• **Data block**:

——————

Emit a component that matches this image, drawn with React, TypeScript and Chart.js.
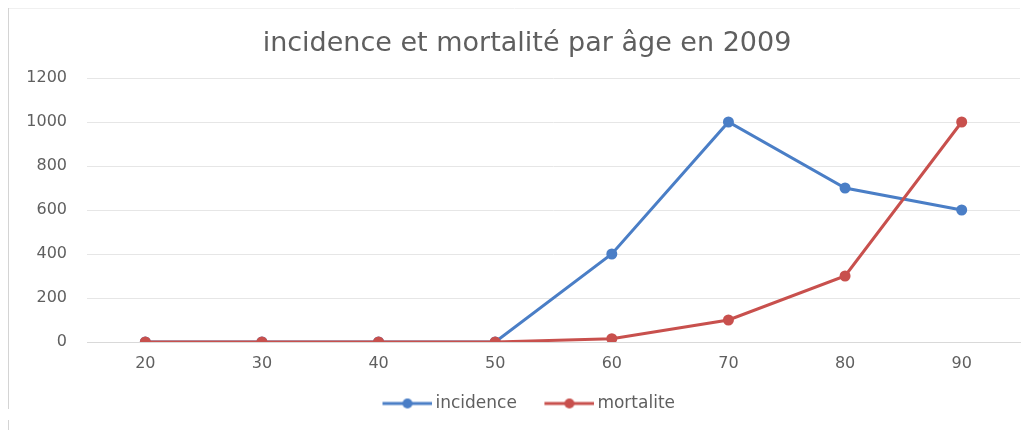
import React, { useEffect, useRef } from "react";
import { Chart, registerables } from "chart.js";

Chart.register(...registerables);

const TITLE = "incidence et mortalité par âge en 2009";
const AGES = ["20", "30", "40", "50", "60", "70", "80", "90"];
const INCIDENCE = [0, 0, 0, 0, 400, 1000, 700, 600];
const MORTALITE = [0, 0, 0, 0, 15, 100, 300, 1000];
const SERIES_NAMES = ["incidence", "mortalite"];
const BLUE = "#4a7ec6";
const RED = "#c8504d";
const TEXT = "#5f5f5f";
const FONT = "'DejaVu Sans', Verdana, sans-serif";

function legendIcon(color: string): HTMLCanvasElement {
  const c = document.createElement("canvas");
  c.width = 59;
  c.height = 12;
  const ctx = c.getContext("2d")!;
  ctx.strokeStyle = color;
  ctx.lineWidth = 3;
  ctx.beginPath();
  ctx.moveTo(9, 6);
  ctx.lineTo(59, 6);
  ctx.stroke();
  ctx.fillStyle = color;
  ctx.beginPath();
  ctx.arc(34, 6, 5, 0, Math.PI * 2);
  ctx.fill();
  return c;
}

const framePlugin = {
  id: "frame",
  afterLayout(chart: any) {
    // let the y tick labels use the space left of the layout padding
    const y = chart.scales.y;
    if (y) y.left = 10;
  },
  beforeDraw(chart: any) {
    const ctx = chart.ctx;
    ctx.save();
    ctx.strokeStyle = "#d4d4d4";
    ctx.lineWidth = 1;
    ctx.beginPath();
    ctx.moveTo(8.5, 8);
    ctx.lineTo(8.5, 409);
    ctx.moveTo(8.5, 420);
    ctx.lineTo(8.5, 430);
    ctx.stroke();
    ctx.strokeStyle = "#f0f0f0";
    ctx.beginPath();
    ctx.moveTo(9, 8.5);
    ctx.lineTo(1020, 8.5);
    ctx.stroke();
    ctx.restore();
  },
};

export default function App() {
  const ref = useRef<HTMLCanvasElement | null>(null);
  useEffect(() => {
    if (!ref.current) return;
    const icons = [legendIcon(BLUE), legendIcon(RED)];
    const chart = new Chart(ref.current, {
      type: "line",
      data: {
        labels: AGES,
        datasets: [
          {
            label: SERIES_NAMES[0],
            data: INCIDENCE,
            borderColor: BLUE,
            backgroundColor: BLUE,
            borderWidth: 3,
            pointRadius: 5.5,
            pointBorderWidth: 0,
            pointBackgroundColor: BLUE,
            tension: 0,
            order: 1,
          },
          {
            label: SERIES_NAMES[1],
            data: MORTALITE,
            borderColor: RED,
            backgroundColor: RED,
            borderWidth: 3,
            pointRadius: 5.5,
            pointBorderWidth: 0,
            pointBackgroundColor: RED,
            tension: 0,
            order: 0,
          },
        ],
      },
      options: {
        animation: false,
        responsive: true,
        maintainAspectRatio: false,
        layout: { padding: { left: 34, right: 8, top: 0, bottom: 8 } },
        plugins: {
          title: {
            display: true,
            text: TITLE,
            color: TEXT,
            font: { family: FONT, size: 27, weight: "normal" },
            padding: { top: 28, bottom: 17.6 },
          },
          legend: {
            position: "bottom",
            labels: {
              usePointStyle: true,
              pointStyleWidth: 48,
              color: TEXT,
              font: { family: FONT, size: 17 },
              padding: 24,
              generateLabels: (chart: any) =>
                chart.data.datasets.map((ds: any, i: number) => ({
                  text: ds.label,
                  pointStyle: icons[i],
                  fillStyle: ds.borderColor,
                  strokeStyle: ds.borderColor,
                  lineWidth: 0,
                  datasetIndex: i,
                  fontColor: TEXT,
                })),
            },
          },
          tooltip: { enabled: false },
        },
        scales: {
          x: {
            offset: true,
            grid: { display: false, drawTicks: false },
            border: { display: true, color: "#d9d9d9" },
            afterFit: (scale: any) => {
              scale.height = 29;
            },
            ticks: {
              color: TEXT,
              padding: 12,
              font: { family: FONT, size: 16 },
            },
          },
          y: {
            min: 0,
            max: 1200,
            afterFit: (scale: any) => {
              scale.width = 53;
            },
            grid: { color: "#e6e6e6", drawTicks: false },
            border: { display: false },
            ticks: {
              stepSize: 200,
              color: TEXT,
              padding: 20,
              font: { family: FONT, size: 16 },
              callback: (v: any) => String(v),
            },
          },
        },
      },
      plugins: [framePlugin],
    });
    return () => chart.destroy();
  }, []);
  return (
    <div style={{ position: "fixed", left: 0, top: 0, width: 1028, height: 430, background: "#fff" }}>
      <canvas ref={ref} />
    </div>
  );
}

——————

Only the lines from the top of the data through the line with "Chart.register(...registerables);" should be quoted, exactly and with both ends kept; skip the pictures.

• **Written solution**:
Emit a component that matches this image, drawn with React, TypeScript and Chart.js.
import React, { useEffect, useRef } from "react";
import { Chart, registerables } from "chart.js";

Chart.register(...registerables);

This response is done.